* [TO DO]: Starting from the line that contains "What seaborn and", copy every line exactly until the line that contains "import seaborn as sns", which is also included.

* [LISTING]:
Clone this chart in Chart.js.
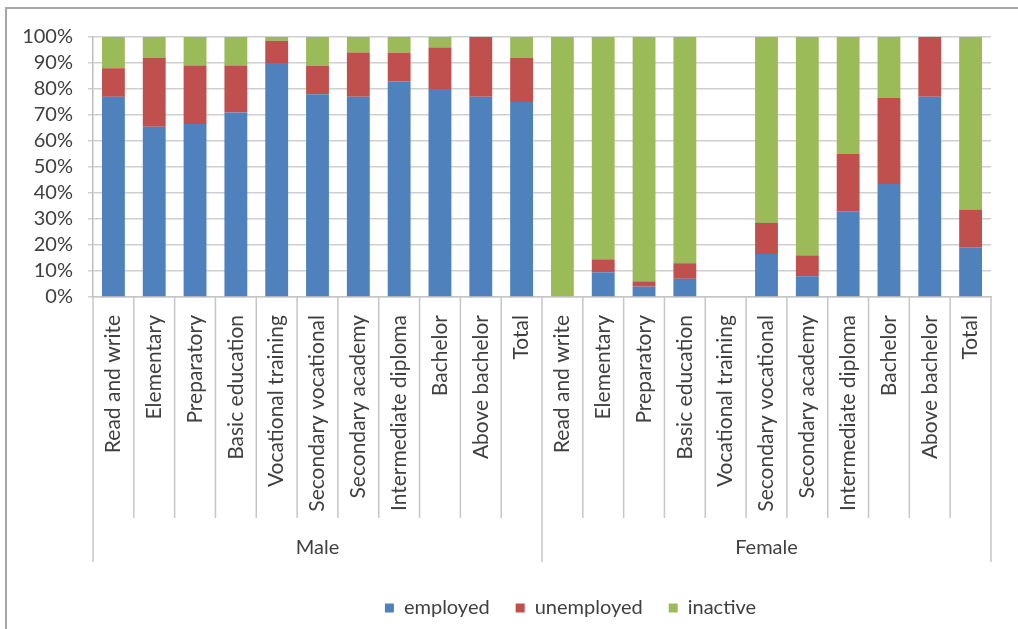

==

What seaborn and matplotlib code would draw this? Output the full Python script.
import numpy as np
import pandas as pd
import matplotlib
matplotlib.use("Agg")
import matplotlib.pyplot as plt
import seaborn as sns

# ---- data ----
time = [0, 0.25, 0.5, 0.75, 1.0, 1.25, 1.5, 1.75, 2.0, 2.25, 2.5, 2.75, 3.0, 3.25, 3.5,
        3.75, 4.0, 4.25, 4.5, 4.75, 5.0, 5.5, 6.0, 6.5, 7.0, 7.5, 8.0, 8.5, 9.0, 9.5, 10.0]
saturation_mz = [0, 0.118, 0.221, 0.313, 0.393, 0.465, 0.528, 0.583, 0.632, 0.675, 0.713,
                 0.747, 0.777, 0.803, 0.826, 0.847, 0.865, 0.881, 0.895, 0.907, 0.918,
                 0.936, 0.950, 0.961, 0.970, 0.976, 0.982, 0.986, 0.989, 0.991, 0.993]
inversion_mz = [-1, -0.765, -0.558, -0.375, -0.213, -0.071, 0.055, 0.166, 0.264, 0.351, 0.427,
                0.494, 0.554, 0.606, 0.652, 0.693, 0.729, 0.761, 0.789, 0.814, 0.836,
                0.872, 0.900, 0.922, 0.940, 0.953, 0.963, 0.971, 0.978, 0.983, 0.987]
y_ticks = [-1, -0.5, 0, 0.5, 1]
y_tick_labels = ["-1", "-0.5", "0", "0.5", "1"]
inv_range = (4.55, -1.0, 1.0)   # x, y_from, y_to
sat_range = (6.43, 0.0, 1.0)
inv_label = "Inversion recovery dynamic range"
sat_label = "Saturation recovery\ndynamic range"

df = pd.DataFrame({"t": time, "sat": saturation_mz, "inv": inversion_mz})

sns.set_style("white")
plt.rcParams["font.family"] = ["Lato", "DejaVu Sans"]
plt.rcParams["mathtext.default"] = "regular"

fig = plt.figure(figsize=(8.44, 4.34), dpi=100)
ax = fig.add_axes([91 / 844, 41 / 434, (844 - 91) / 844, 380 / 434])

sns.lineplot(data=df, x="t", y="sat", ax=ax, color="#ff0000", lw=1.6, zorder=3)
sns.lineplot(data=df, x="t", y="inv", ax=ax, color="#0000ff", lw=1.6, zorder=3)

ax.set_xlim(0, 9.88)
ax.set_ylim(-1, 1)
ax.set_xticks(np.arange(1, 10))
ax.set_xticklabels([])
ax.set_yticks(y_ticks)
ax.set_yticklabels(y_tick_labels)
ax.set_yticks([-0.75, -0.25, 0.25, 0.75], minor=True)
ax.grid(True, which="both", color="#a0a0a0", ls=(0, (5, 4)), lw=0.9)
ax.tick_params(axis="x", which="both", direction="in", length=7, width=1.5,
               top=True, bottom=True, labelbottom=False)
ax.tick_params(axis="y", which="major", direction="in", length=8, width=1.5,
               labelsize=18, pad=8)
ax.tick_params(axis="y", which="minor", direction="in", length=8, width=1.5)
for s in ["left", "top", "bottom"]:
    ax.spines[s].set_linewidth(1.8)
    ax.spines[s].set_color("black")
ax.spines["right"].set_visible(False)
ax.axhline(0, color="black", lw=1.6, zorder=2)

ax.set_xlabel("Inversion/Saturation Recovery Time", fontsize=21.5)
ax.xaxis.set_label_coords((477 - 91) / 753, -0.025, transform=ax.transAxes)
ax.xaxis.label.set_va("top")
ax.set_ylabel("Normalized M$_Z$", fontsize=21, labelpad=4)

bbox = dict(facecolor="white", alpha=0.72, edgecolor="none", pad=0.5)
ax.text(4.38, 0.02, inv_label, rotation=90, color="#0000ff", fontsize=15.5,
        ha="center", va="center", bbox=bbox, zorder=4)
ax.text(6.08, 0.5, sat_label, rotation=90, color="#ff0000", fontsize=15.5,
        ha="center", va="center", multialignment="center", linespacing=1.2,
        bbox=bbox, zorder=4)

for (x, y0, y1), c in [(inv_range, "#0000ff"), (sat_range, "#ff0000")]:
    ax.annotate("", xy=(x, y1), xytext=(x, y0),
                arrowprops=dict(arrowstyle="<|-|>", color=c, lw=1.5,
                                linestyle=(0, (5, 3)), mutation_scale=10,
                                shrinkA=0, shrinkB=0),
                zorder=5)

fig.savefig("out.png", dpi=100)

* [TASK ANSWER]:
What seaborn and matplotlib code would draw this? Output the full Python script.
import numpy as np
import pandas as pd
import matplotlib
matplotlib.use("Agg")
import matplotlib.pyplot as plt
import seaborn as sns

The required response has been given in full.